В том, что подлинный талант Ганса остался нераскрытым, нет ничего неожиданного. Таким же образом, как Чарльз Дарвин видел эволюцию в терминах иерархии, до самых недавних времен многие из нас понимали интеллект через действия, которые считаются интеллектуальными в обществе людей – как, например, математические способности. Более того, некоторые ученые считали, что животные совершенно не обладают разумом, а ведут себя согласно простым правилам поощрения и наказания – положительного или отрицательного подкрепления. Разум животных, в том числе человека, представлялся от рождения чистым листом, на котором оставлял свои записи опыт. Назвать животное способным думать значило проявить антропоморфизм.

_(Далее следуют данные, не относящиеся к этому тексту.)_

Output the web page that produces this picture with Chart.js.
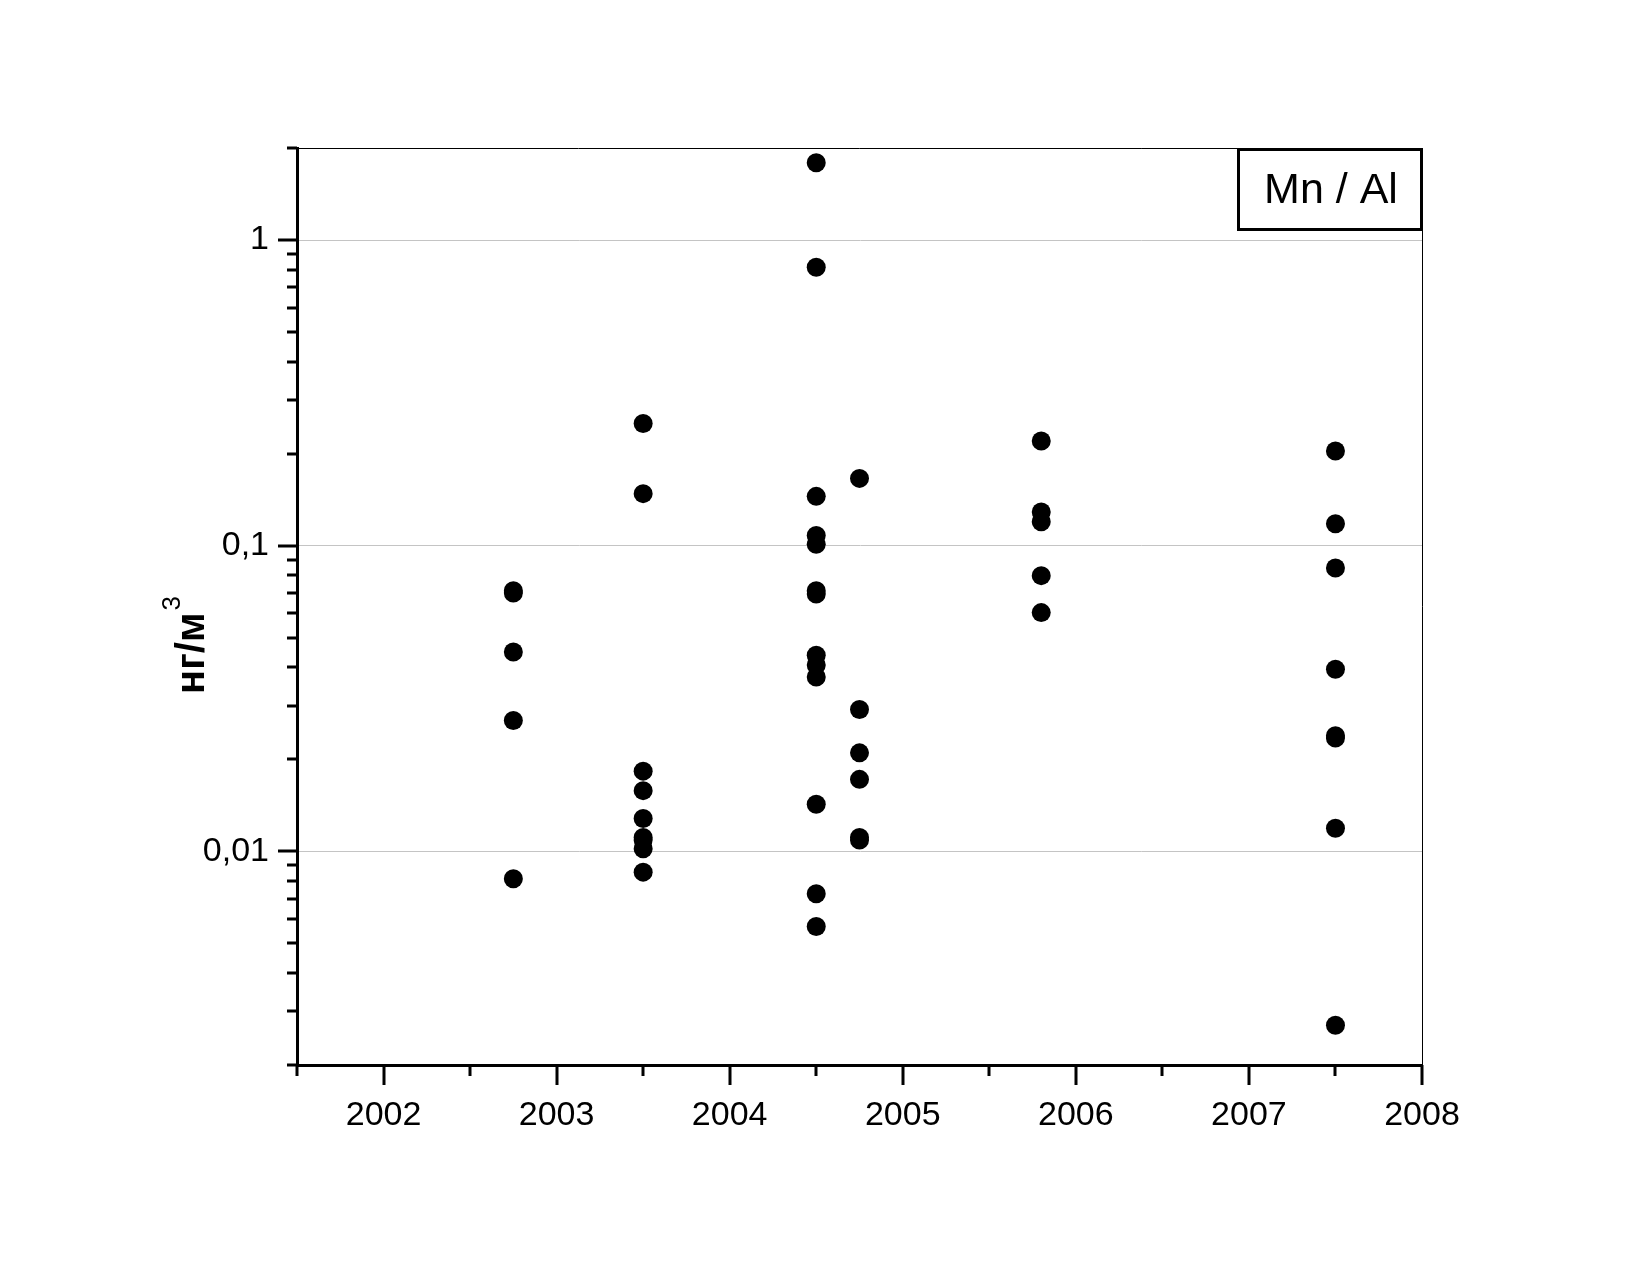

Сегодня мы понимаем, что это не так и что подобный черно-белый подход ошибочен. Как только ученые осознали это, начался подлинный ренессанс исследований мышления животных. Например, в первой главе своей основополагающей книги, уместным образом озаглавленной «Разум животных» (Animal Minds), Дональд Р. Гриффин писал: «Сознательное мышление может оказаться основной и глубинной функцией центральных нервных систем». В 1992 году, когда его книга была впервые опубликована, утверждение это вызвало бурную дискуссию. Не скажу, чтобы Дона это смутило: он был прирожденным революционером, истинным первопроходцем. Один из оппонентов назвал подрывной его опубликованную в 1976 году раннюю книгу «Вопрос о сознании животных» (The Question of Animal Awareness), в которой было выдвинуто предположение о том, что животные обладают сознанием. Эпитет восхитил его. Конформистом Дон не был.
Если бы он дожил до нашего времени, то, бесспорно, порадовался бы тому, что его идеи послужили активизации научного направления. Исследователи начали ставить эксперименты, позволившие постепенно проникнуть в сложности организации мышления отличных от нашего вида животных. К сожалению, Гриффин никогда не обращался к исследованиям разума коня, скорее всего потому, что при его жизни существовало лишь небольшое количество научного материала на эту тему.